Marriage of Ferdinand Philippe d’Orleans


I had an unfortunate encounter recently with an Anjouist who runs an Anjouist propaganda page on Facebook.  This was a man who had no interest in an honest, good faith debate.

In addition to calling those who disagreed with him “liars” and “idiots,” he stated that the marriage of Ferdinand Philippe and Duchess Helene was invalid–that is to say–a putative marriage.  He did this to try and say the children of Ferdinand were illegitimate.

This, of course, is nonsense.  Firstly, marriages are valid until proven otherwise (Canon 1060).  Secondly, the marriage was never proven otherwise, the marriage ending with Ferdinand’s death only five years after the marriage.  Thirdly, even if the marriage had been declared putative or void, the children of such marriages are considered legitimate (Canon 1137).

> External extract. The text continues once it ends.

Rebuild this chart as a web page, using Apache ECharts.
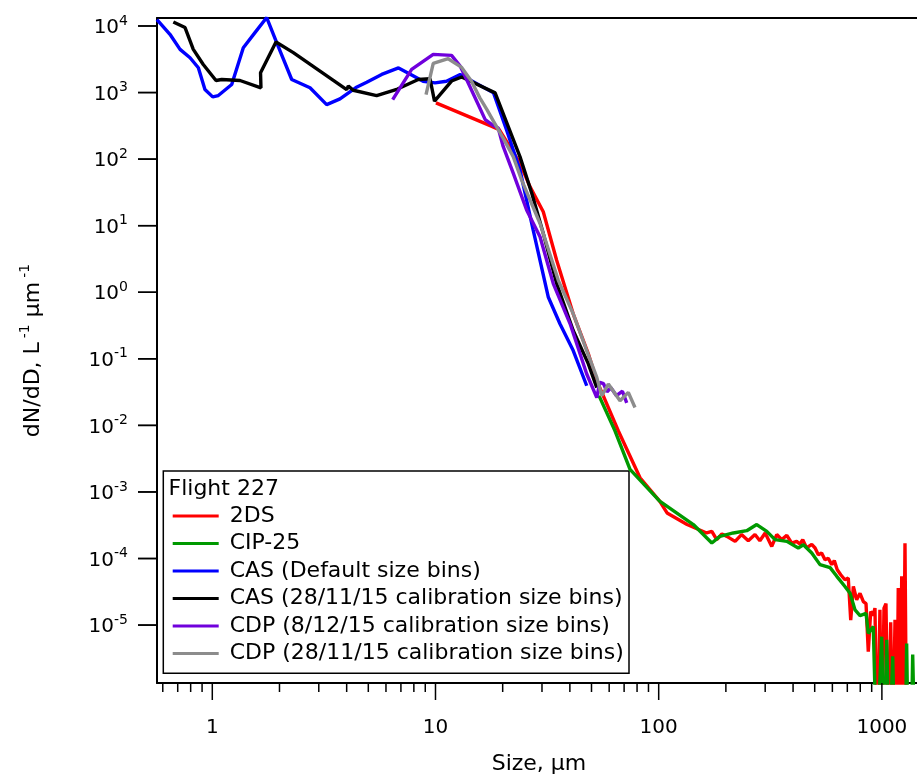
<!DOCTYPE html>
<html>
<head>
<meta charset="utf-8">
<script src="https://cdn.jsdelivr.net/npm/echarts@6/dist/echarts.min.js"></script>
<style>
  html, body { margin: 0; padding: 0; background: #fff; }
  #chart { width: 917px; height: 776px; }
</style>
</head>
<body>
<div id="chart"></div>
<script>
// size (um) vs dN/dD (L-1 um-1); 1e-7 stands for empty bins that drop off the axis
const seriesNames = [
  '2DS',
  'CIP-25',
  'CAS (Default size bins)',
  'CAS (28/11/15 calibration size bins)',
  'CDP (8/12/15 calibration size bins)',
  'CDP (28/11/15 calibration size bins)'
];
const seriesColors = ['#ff0000', '#009900', '#0000ff', '#000000', '#7000dc', '#8c8c8c'];

const twoDS = [
  [10.05, 700], [17.9, 310], [19.3, 277], [23.9, 87], [26.5, 38.6], [30.4, 16.2], [34.9, 3.03],
  [41.4, 0.475], [48.4, 0.119], [52.8, 0.047], [65.9, 0.0083], [82.5, 0.00163], [101, 7.26e-4],
  [109, 4.84e-4], [134, 3.24e-4], [164, 2.42e-4], [173, 2.56e-4], [182, 1.92e-4], [192, 2.34e-4],
  [202, 2.15e-4], [220, 1.81e-4], [235, 2.29e-4], [252, 1.85e-4], [270, 2.29e-4], [284, 1.85e-4],
  [300, 2.42e-4], [321, 1.52e-4], [338, 2.29e-4], [356, 1.92e-4], [375, 2.23e-4], [394, 1.71e-4],
  [415, 1.81e-4], [429, 1.65e-4], [442, 1.92e-4], [460, 1.44e-4], [485, 1.63e-4], [502, 1.44e-4],
  [519, 1.14e-4], [537, 1.21e-4], [556, 9.6e-5], [575, 1.01e-4], [596, 8.1e-5], [612, 9.3e-5],
  [631, 6.8e-5], [654, 5.7e-5], [683, 4.8e-5], [707, 5.1e-5], [725, 1.19e-5], [745, 3.8e-5],
  [771, 2.4e-5], [798, 3.0e-5], [826, 2.25e-5], [849, 2.1e-5], [869, 4.0e-6], [891, 1.6e-5],
  [915, 1.4e-5], [931, 1.8e-5], [954, 1e-7], [980, 1.7e-5], [998, 1e-7], [1022, 1.8e-5],
  [1043, 2.1e-5], [1068, 1e-7], [1095, 1.1e-5], [1118, 1e-7], [1145, 1.2e-5], [1165, 1e-7],
  [1184, 3.6e-5], [1205, 1e-7], [1227, 5.4e-5], [1247, 1e-7], [1269, 1.7e-4], [1291, 1e-7]
];

const cip25 = [
  [54, 0.028], [63.7, 0.0083], [74.4, 0.00218], [101, 7.26e-4], [143, 3.24e-4], [173, 1.71e-4],
  [188, 2.15e-4], [216, 2.42e-4], [248, 2.62e-4], [275, 3.24e-4], [305, 2.56e-4], [332, 1.92e-4],
  [375, 1.81e-4], [422, 1.44e-4], [445, 1.61e-4], [485, 1.21e-4], [528, 8.1e-5], [586, 7.3e-5],
  [628, 5.4e-5], [683, 3.8e-5], [720, 3.0e-5], [758, 1.69e-5], [798, 1.39e-5], [849, 1.5e-5],
  [869, 7.5e-6], [915, 9.5e-6], [948, 1e-7], [998, 6.7e-6], [1022, 1e-7], [1051, 6.0e-6],
  [1080, 1e-7], [1118, 3.4e-6], [1145, 1e-7], [1270, 1e-7], [1291, 5.3e-6], [1313, 1e-7],
  [1350, 1e-7], [1374, 3.6e-6], [1407, 1e-7]
];

const casDefault = [
  [0.565, 12500], [0.646, 7500], [0.717, 4460], [0.795, 3330], [0.866, 2360], [0.927, 1110],
  [1.004, 861], [1.064, 902], [1.222, 1321], [1.377, 4720], [1.553, 7940], [1.753, 13400],
  [1.943, 5620], [2.269, 1571], [2.74, 1178], [3.254, 659], [3.734, 803], [4.40, 1188],
  [4.92, 1429], [5.74, 1870], [6.83, 2344], [7.82, 1837], [8.8, 1480], [9.95, 1400],
  [11.2, 1479], [12.9, 1870], [18.2, 989], [20.8, 277], [23.9, 69], [27.4, 8.6], [32.0, 0.85],
  [36.1, 0.336], [41.4, 0.133], [47.6, 0.0394]
];

const casCal = [
  [0.669, 11500], [0.755, 9460], [0.822, 4460], [0.911, 2640], [1.039, 1517], [1.102, 1571],
  [1.331, 1517], [1.652, 1178], [1.645, 1982], [1.929, 5740], [2.307, 3973], [4.0, 1110],
  [4.07, 1254], [4.28, 1084], [5.45, 902], [6.76, 1130], [8.37, 1571], [9.45, 1611], [9.90, 745],
  [11.8, 1490], [13.1, 1714], [18.5, 989], [23.9, 109], [27.0, 30.7], [30.4, 7.66], [34.9, 1.35],
  [41.4, 0.266], [48.4, 0.084], [52.8, 0.037]
];

const cdpDec = [
  [6.43, 783], [7.82, 2223], [9.77, 3743], [11.8, 3612], [12.9, 2496], [14.0, 1400], [15.3, 740],
  [16.7, 392], [17.9, 329], [19.1, 294], [20.1, 155], [22.3, 61.5], [25.6, 17.2], [29.4, 6.81],
  [33.7, 1.35], [40.1, 0.336], [47.6, 0.0592], [52.8, 0.0262], [54.5, 0.0442], [56.6, 0.0423],
  [58.7, 0.032], [61.1, 0.0368], [64.7, 0.0279], [68.8, 0.0326], [71.9, 0.0218]
];

const cdpNov = [
  [9.07, 933], [9.77, 2735], [11.4, 3222], [13.1, 2384], [14.5, 1479], [15.8, 832], [17.0, 555],
  [18.2, 369], [20.1, 207], [22.3, 109], [24.3, 48.8], [29.4, 10.8], [35.5, 1.51], [41.4, 0.475],
  [47.6, 0.133], [52.8, 0.0526], [55.6, 0.0279], [59.5, 0.0418], [67.1, 0.0234], [73.1, 0.0313],
  [78.3, 0.0186]
];

const xMajorTicks = [1, 10, 100, 1000];
const xMinorTicks = [0.6, 0.7, 0.8, 0.9, 2, 3, 4, 5, 6, 7, 8, 9, 20, 30, 40, 50, 60, 70, 80, 90,
  200, 300, 400, 500, 600, 700, 800, 900];
const yMajorTicks = [1e-5, 1e-4, 1e-3, 1e-2, 1e-1, 1, 10, 100, 1000, 10000];

const X_MIN = 0.5653, X_MAX = 1497;
const Y_MIN = Math.pow(10, -5.87), Y_MAX = Math.pow(10, 4.12);
const FONT = 'DejaVu Sans';
const PLOT_LEFT = 157;

const allData = [twoDS, cip25, casDefault, casCal, cdpDec, cdpNov];

// tick marks outside the frame, placed through the axis scales
function tickSeries(values, dir, len) {
  return {
    type: 'custom',
    clip: false,
    z: 5,
    data: values.map(v => dir === 'x' ? [v, 1] : [1, v]),
    encode: { x: 0, y: 1 },
    renderItem: (params, api) => {
      const cs = params.coordSys;
      const p = api.coord([api.value(0), api.value(1)]);
      const shape = dir === 'x'
        ? { x: p[0] - 0.75, y: cs.y + cs.height, width: 1.5, height: len }
        : { x: cs.x - len, y: p[1] - 0.75, width: len, height: 1.5 };
      return { type: 'rect', shape: shape, style: { fill: '#000' } };
    }
  };
}

const lineSeries = seriesNames.map((name, i) => ({
  name: name,
  type: 'line',
  data: allData[i],
  showSymbol: false,
  symbol: 'none',
  smooth: false,
  color: seriesColors[i],
  lineStyle: { width: 3.4, color: seriesColors[i] },
  z: 2
}));

const axisLineStyle = { color: '#000', width: 2 };

const chart = echarts.init(document.getElementById('chart'), null, { renderer: 'canvas' });
chart.setOption({
  animation: false,
  grid: { left: PLOT_LEFT, right: -4, top: 18, bottom: 93, outerBoundsMode: 'none' },
  xAxis: [{
    type: 'log', logBase: 10, min: X_MIN, max: X_MAX,
    axisLine: { show: true, lineStyle: axisLineStyle },
    axisTick: { show: false },
    splitLine: { show: false },
    minorTick: { show: false },
    axisLabel: {
      show: true, margin: 35, color: '#000', fontSize: 20, fontFamily: FONT,
      showMinLabel: false, showMaxLabel: false,
      formatter: v => String(Math.round(v))
    },
    name: 'Size, µm', nameLocation: 'middle', nameGap: 70,
    nameTextStyle: { color: '#000', fontSize: 22, fontFamily: FONT }
  }, {
    type: 'log', logBase: 10, min: X_MIN, max: X_MAX, position: 'top',
    axisLine: { show: true, lineStyle: axisLineStyle },
    axisTick: { show: false },
    axisLabel: { show: false },
    splitLine: { show: false }
  }],
  yAxis: {
    type: 'log', logBase: 10, min: Y_MIN, max: Y_MAX, splitNumber: 10,
    axisLine: { show: true, lineStyle: axisLineStyle },
    axisTick: { show: false },
    splitLine: { show: false },
    axisLabel: {
      show: true, margin: 29,
      showMinLabel: false, showMaxLabel: false,
      formatter: v => '{b|10}{s|' + Math.round(Math.log10(v)) + '}',
      rich: {
        b: { fontSize: 20, fontFamily: FONT, color: '#000', verticalAlign: 'bottom', lineHeight: 20, padding: [28, 0, 0, 0] },
        s: { fontSize: 14, fontFamily: FONT, color: '#000', verticalAlign: 'bottom', padding: [0, 0, 10, 0] }
      }
    },
    name: '{t|dN/dD, L}{s|-1}{t| µm}{s|-1}', nameLocation: 'middle', nameGap: 113, nameRotate: 90,
    nameTextStyle: {
      color: '#000', fontSize: 22, fontFamily: FONT,
      rich: {
        t: { fontSize: 22, fontFamily: FONT, color: '#000', verticalAlign: 'bottom', lineHeight: 22 },
        s: { fontSize: 14, fontFamily: FONT, color: '#000', verticalAlign: 'bottom', padding: [0, 0, 12, 4] }
      }
    }
  },
  legend: {
    data: seriesNames,
    orient: 'vertical',
    left: 172.7, top: 504, padding: 0,
    icon: 'rect',
    itemWidth: 46, itemHeight: 3, itemGap: 3.5,
    selectedMode: false,
    textStyle: { color: '#000', fontSize: 22, fontFamily: FONT, lineHeight: 24, padding: [0, 0, 0, 6] },
    z: 10
  },
  graphic: [
    {
      id: 'legendBox', type: 'rect', z: 1,
      shape: { x: 163.3, y: 471, width: 465.7, height: 202.3 },
      style: { fill: '#fff', stroke: '#000', lineWidth: 1.5 }
    },
    {
      id: 'legendTitle', type: 'text', z: 11,
      style: { x: 168.5, y: 489, text: 'Flight 227', fill: '#000', fontSize: 22, fontFamily: FONT, verticalAlign: 'middle' }
    }
  ],
  series: [
    tickSeries(xMajorTicks, 'x', 17),
    tickSeries(xMinorTicks, 'x', 9),
    tickSeries(yMajorTicks, 'y', 19)
  ].concat(lineSeries)
});

// y tick marks again as graphics, positioned with the y axis scale
const yTickGraphics = [];
yMajorTicks.forEach((v, i) => {
  const pt = chart.convertToPixel({ gridIndex: 0 }, [1, v]);
  if (pt && isFinite(pt[1])) {
    yTickGraphics.push({
      id: 'ytick' + i, type: 'rect', z: 100,
      shape: { x: PLOT_LEFT - 19, y: pt[1] - 0.75, width: 19, height: 1.5 },
      style: { fill: '#000' }
    });
  }
});
if (yTickGraphics.length) chart.setOption({ graphic: yTickGraphics });
</script>
</body>
</html>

Such is true today and was true when the marriage was performed by Romain-Frédéric Gallard, the Roman Catholic Bishop of Meaux.  In fact, the doctrine of putative marriage dates back hundreds of years, even to the middle ages.

Further, I don’t know why the Anjouists even brought this up.  Don Luis de Borbon, the Anjouist pretender, is the product of an annulled marriage.  If the claims of this particular Anjouist were true, Don Luis would be illegitimate.